Galant’s trip to the US comes after Israeli Prime Minister Benjamin Netanyahu caused a renewed crisis in relations with President Joe Biden’s US administration with a video in which he harshly attacked the US government over a withheld arms shipment.

Netanyahu reiterated his accusations at the weekly cabinet meeting. About four months ago, there was “a dramatic decline in arms deliveries from the USA to Israel,” he said. After the situation had not changed for months, he went public with it.

Tens of thousands of Israelis demanded an end to Netanyahu’s government and the release of hostages held in the Gaza Strip during nationwide protests on Saturday evening. “Alive, alive – and not in body bags,” chanted demonstrators in Tel Aviv.

The organizers spoke of around 150,000 participants. It was the largest demonstration in Tel Aviv since the Islamist Hamas terrorist attack in Israel on October 7 last year. There were also mass protests against Netanyahu’s leadership in Jerusalem, Haifa and other places.

Yuval Diskin, former head of the domestic intelligence service Shin Bet, described Netanyahu at the rally in Tel Aviv as “the worst and most failed prime minister in the history of the state.” Diskin accused the government of mismanaging the war, “the lie of ‘total victory,’ the total evasion of responsibility” and the “destruction of our strategic relations with the United States.” Netanyahu’s government is missing “every opportunity to return our kidnapped brothers and sisters.”

The Wall Street Journal recently reported that the number of abductees still alive could be as low as 50. Officially, there are still around 120 hostages in Gaza.

During the mass protests against Netanyahu’s government in Tel Aviv, there were scuffles with the police and several people were arrested. The police minister is the right-wing extremist politician Itamar Ben-Gvir. Mounted officers tried to disperse some of the demonstrators with their horses.
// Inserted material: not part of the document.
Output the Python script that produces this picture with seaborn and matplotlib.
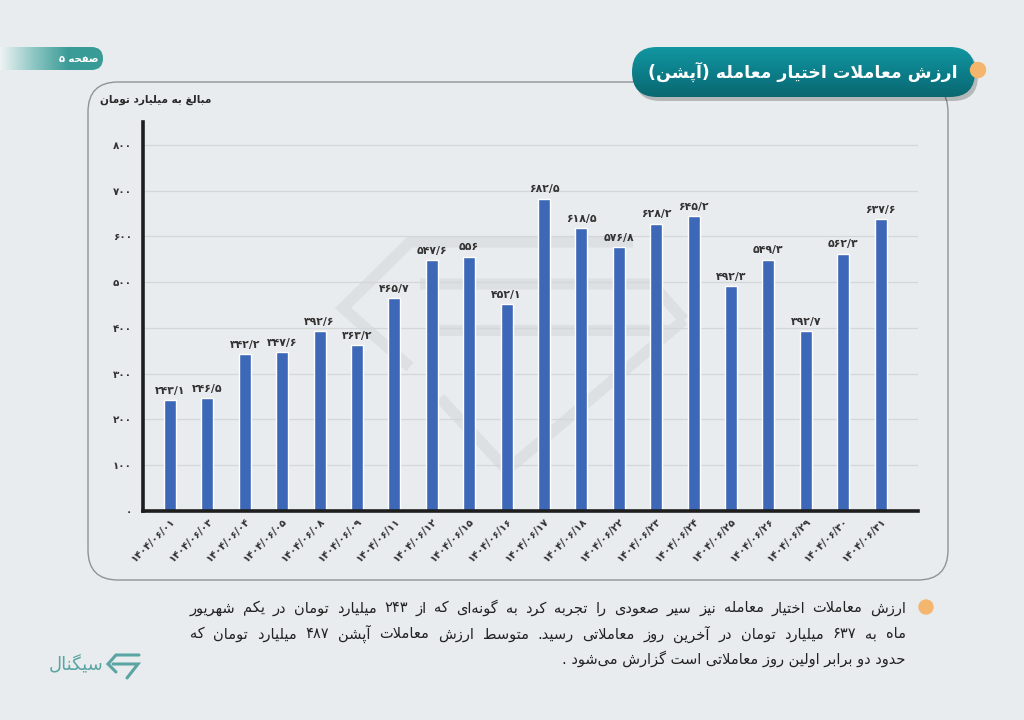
import re
import numpy as np
import pandas as pd
import matplotlib
matplotlib.use('Agg')
import matplotlib.pyplot as plt
import seaborn as sns
from matplotlib.patches import FancyBboxPatch, Circle
from matplotlib.colors import LinearSegmentedColormap

# --- data ---
dates = ['1404/06/01', '1404/06/03', '1404/06/04', '1404/06/05', '1404/06/08',
         '1404/06/09', '1404/06/11', '1404/06/12', '1404/06/15', '1404/06/16',
         '1404/06/17', '1404/06/18', '1404/06/22', '1404/06/23', '1404/06/24',
         '1404/06/25', '1404/06/26', '1404/06/29', '1404/06/30', '1404/06/31']
values = [243.1, 246.5, 342.2, 347.6, 392.6, 363.2, 465.7, 547.6, 556, 452.1,
          682.5, 618.5, 576.8, 628.2, 645.2, 492.3, 549.3, 392.7, 562.3, 637.6]
yticks = [0, 100, 200, 300, 400, 500, 600, 700, 800]

title = 'ارزش معاملات اختیار معامله (آپشن)'
page_label = 'صفحه ۵'
unit_label = 'مبالغ به میلیارد تومان'
brand = 'سیگنال'
note_lines = [
    'ارزش معاملات اختیار معامله نیز سیر صعودی را تجربه کرد به گونه\u200cای که از ۲۴۳ میلیارد تومان در یکم شهریور',
    'ماه به ۶۳۷ میلیارد تومان در آخرین روز معاملاتی رسید. متوسط ارزش معاملات آپشن ۴۸۷ میلیارد تومان که',
    'حدود دو برابر اولین روز معاملاتی است گزارش می\u200cشود .',
]


# --- minimal Persian shaping (matplotlib has no complex text layout) ---
def rng(start, n):
    return tuple(chr(start + i) for i in range(n))

FORMS = {
    '\u0621': rng(0xFE80, 1), '\u0622': rng(0xFE81, 2), '\u0626': rng(0xFE89, 4),
    '\u0627': rng(0xFE8D, 2), '\u0628': rng(0xFE8F, 4), '\u062A': rng(0xFE95, 4),
    '\u062B': rng(0xFE99, 4), '\u062C': rng(0xFE9D, 4), '\u062D': rng(0xFEA1, 4),
    '\u062E': rng(0xFEA5, 4), '\u062F': rng(0xFEA9, 2), '\u0630': rng(0xFEAB, 2),
    '\u0631': rng(0xFEAD, 2), '\u0632': rng(0xFEAF, 2), '\u0698': rng(0xFB8A, 2),
    '\u0633': rng(0xFEB1, 4), '\u0634': rng(0xFEB5, 4), '\u0635': rng(0xFEB9, 4),
    '\u0636': rng(0xFEBD, 4), '\u0637': rng(0xFEC1, 4), '\u0638': rng(0xFEC5, 4),
    '\u0639': rng(0xFEC9, 4), '\u063A': rng(0xFECD, 4), '\u0641': rng(0xFED1, 4),
    '\u0642': rng(0xFED5, 4), '\u0644': rng(0xFEDD, 4), '\u0645': rng(0xFEE1, 4),
    '\u0646': rng(0xFEE5, 4), '\u0647': rng(0xFEE9, 4), '\u0648': rng(0xFEED, 2),
    '\u067E': rng(0xFB56, 4), '\u0686': rng(0xFB7A, 4), '\u06A9': rng(0xFB8E, 4),
    '\u06AF': rng(0xFB92, 4), '\u06CC': rng(0xFBFC, 4),
}
LAM_ALEF = {'\u0627': ('\uFEFB', '\uFEFC'), '\u0622': ('\uFEF5', '\uFEF6')}


def shape(s):
    out, i, n = [], 0, len(s)
    while i < n:
        c = s[i]
        if c not in FORMS:
            if c != '\u200c':
                out.append(c)
            i += 1
            continue
        prev = s[i - 1] if i > 0 else ''
        pc = prev in FORMS and len(FORMS[prev]) == 4
        nxt = s[i + 1] if i + 1 < n else ''
        if c == '\u0644' and nxt in LAM_ALEF:
            out.append(LAM_ALEF[nxt][1 if pc else 0])
            i += 2
            continue
        f = FORMS[c]
        nc = nxt in FORMS and len(f) == 4
        if len(f) == 1:
            out.append(f[0])
        elif len(f) == 2:
            out.append(f[1 if pc else 0])
        else:
            out.append(f[int(pc) + 2 * int(nc)])
        i += 1
    return ''.join(out)


def fa(s):
    runs = re.findall(r'[0-9\u06F0-\u06F9/]+|.', shape(s), flags=re.S)[::-1]
    mirror = {'(': ')', ')': '('}
    return ''.join(mirror.get(r, r) for r in runs)


def to_fa(s):
    return str(s).translate(str.maketrans('0123456789.', '۰۱۲۳۴۵۶۷۸۹/'))


# --- figure ---
sns.set_style('white')
plt.rcParams['font.family'] = ['DejaVu Sans']

BG = '#e9ecee'
fig = plt.figure(figsize=(10.24, 7.2), dpi=100, facecolor=BG)
bg = fig.add_axes([0, 0, 1, 1], zorder=0)
bg.set_facecolor(BG)
bg.axis('off')

ax = fig.add_axes([143 / 1024, 1 - 511 / 720, 775 / 1024, 389 / 720], zorder=2)
ax.set_facecolor('none')

df = pd.DataFrame({'date': [to_fa(d) for d in dates], 'value': values})
sns.barplot(data=df, x='date', y='value', color='#3d68b8', saturation=1,
            width=0.32, ax=ax)
ax.bar_label(ax.containers[0], labels=[to_fa(f'{v:g}') for v in values],
             padding=3, fontsize=7.8, fontweight='bold', color='#333333')

ax.set_ylim(0, 850)
ax.set_xlim(-0.72, 20.0)
ax.set_yticks(yticks)
ax.set_yticklabels([to_fa(t) for t in yticks])
ax.set_xlabel('')
ax.set_ylabel('')
ax.yaxis.grid(True, color='#d4d7da', lw=0.9)
ax.set_axisbelow(True)
ax.tick_params(axis='y', length=0, pad=8, labelsize=7.5, labelcolor='#333333')
ax.tick_params(axis='x', length=0, pad=4, labelsize=7.3, labelcolor='#333333')
for lab in ax.get_xticklabels():
    lab.set_rotation(45)
    lab.set_ha('right')
    lab.set_rotation_mode('anchor')
    lab.set_fontweight('bold')
for lab in ax.get_yticklabels():
    lab.set_fontweight('bold')
for side in ['top', 'right']:
    ax.spines[side].set_visible(False)
for side in ['left', 'bottom']:
    ax.spines[side].set_linewidth(2.6)
    ax.spines[side].set_color('#1e1e1e')

# --- decorations, in pixel coordinates ---
bg.set_xlim(0, 1024)
bg.set_ylim(720, 0)

# watermark logo
wm = dict(color='#dde0e2', lw=8, solid_capstyle='butt', solid_joinstyle='miter', zorder=1)
bg.plot([633, 410, 343, 410], [242, 242, 308, 367], **wm)
bg.plot([420, 652, 684], [284, 284, 320], **wm)
bg.plot([432, 672], [330, 330], **wm)
bg.plot([440, 507, 684], [398, 470, 320], **wm)

# outer frame
bg.add_patch(FancyBboxPatch((88, 82), 860, 498, boxstyle='round,pad=0,rounding_size=30',
                            fc='none', ec='#8f9498', lw=1.0, zorder=2))
bg.text(100, 100, fa(unit_label), color='#2a2a2a', fontsize=7.6, fontweight='bold',
        ha='left', va='center', zorder=3)

# page tab
tab = FancyBboxPatch((-30, 47), 133, 23, boxstyle='round,pad=0,rounding_size=11.5',
                     fc='none', ec='none', zorder=3)
bg.add_patch(tab)
tab_cmap = LinearSegmentedColormap.from_list('tab', ['#eef3f3', '#8cc6c3', '#3a9b97', '#3a9b97'])
im = bg.imshow(np.linspace(0, 1, 256).reshape(1, -1), extent=[0, 103, 70, 47],
               cmap=tab_cmap, aspect='auto', zorder=3)
im.set_clip_path(tab)
bg.text(79, 58.5, fa(page_label), color='white', fontsize=7.2, fontweight='bold',
        ha='center', va='center', zorder=4)

# title pill with shadow
bg.add_patch(FancyBboxPatch((635, 51), 343, 50, boxstyle='round,pad=0,rounding_size=25',
                            fc='#000000', ec='none', alpha=0.22, zorder=3))
pill = FancyBboxPatch((632, 47), 343, 50, boxstyle='round,pad=0,rounding_size=25',
                      fc='none', ec='none', zorder=4)
bg.add_patch(pill)
pill_cmap = LinearSegmentedColormap.from_list('pill', ['#1297a2', '#0c7f8a', '#0a6770'])
im2 = bg.imshow(np.linspace(0, 1, 256).reshape(-1, 1), extent=[632, 975, 97, 47],
                cmap=pill_cmap, aspect='auto', zorder=4)
im2.set_clip_path(pill)
bg.text(803, 72, fa(title), color='white', fontsize=12.5, fontweight='bold',
        ha='center', va='center', zorder=5)
bg.add_patch(Circle((978, 70), 7.5, color='#f5b56c', zorder=6))

# logo bottom-left
bg.text(103, 664, fa(brand), color='#5aa5a3', fontsize=13, ha='right', va='center')
logo = dict(color='#5aa5a3', lw=2.2, solid_joinstyle='miter')
bg.plot([139, 116, 108, 116], [655, 655, 664, 672], **logo)
bg.plot([113, 138, 127], [664, 664, 678], **logo)

bg.set_xlim(0, 1024)
bg.set_ylim(720, 0)

# note text, justified lines
bg.add_patch(Circle((926, 607), 7, color='#f4b66e', zorder=3))
renderer = fig.canvas.get_renderer()
line_y = [608, 634, 659]
x_left, x_right = 190, 906


def place_words(line, y, size):
    words = fa(line).split(' ')
    texts = [bg.text(0, y, w, fontsize=size, color='#222222', ha='left', va='center')
             for w in words]
    widths = [t.get_window_extent(renderer).width for t in texts]
    return texts, widths


size = 10.5
for s in [10.5, 10, 9.5, 9, 8.5]:
    size = s
    ok = True
    for line in note_lines[:2]:
        texts, widths = place_words(line, 0, s)
        gap = (x_right - x_left - sum(widths)) / (len(widths) - 1)
        for t in texts:
            t.remove()
        if gap < 3:
            ok = False
    if ok:
        break

for line, y in zip(note_lines[:2], line_y[:2]):
    texts, widths = place_words(line, y, size)
    gap = (x_right - x_left - sum(widths)) / (len(widths) - 1)
    x = x_left
    for t, w in zip(texts, widths):
        t.set_x(x)
        x += w + gap
bg.text(x_right, line_y[2], fa(note_lines[2]), fontsize=size, color='#222222',
        ha='right', va='center')

fig.savefig('out.png', dpi=100, facecolor=BG)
A video shows a police officer violently pushing a television journalist to the side.

The police violence during the demonstrations had “exceeded all limits,” railed the new chairman of the opposition Labor Party, Jair Golan, on Platform X. The police must not become “a tool in the hands of the corrupt and failed government,” he wrote.

For months, the mediators USA, Qatar and Egypt have been trying to persuade Israel to agree to a ceasefire and Hamas to release the abducted people in exchange for Palestinian prisoners in Israeli prisons – so far without success. Netanyahu and Blinken accuse Hamas of being intransigent and blame it for the stagnation in the indirect negotiations. Hamas, in turn, sees Israel as having a duty. The Islamists’ main demands are an immediate ceasefire and a complete withdrawal of Israeli troops from the Gaza Strip.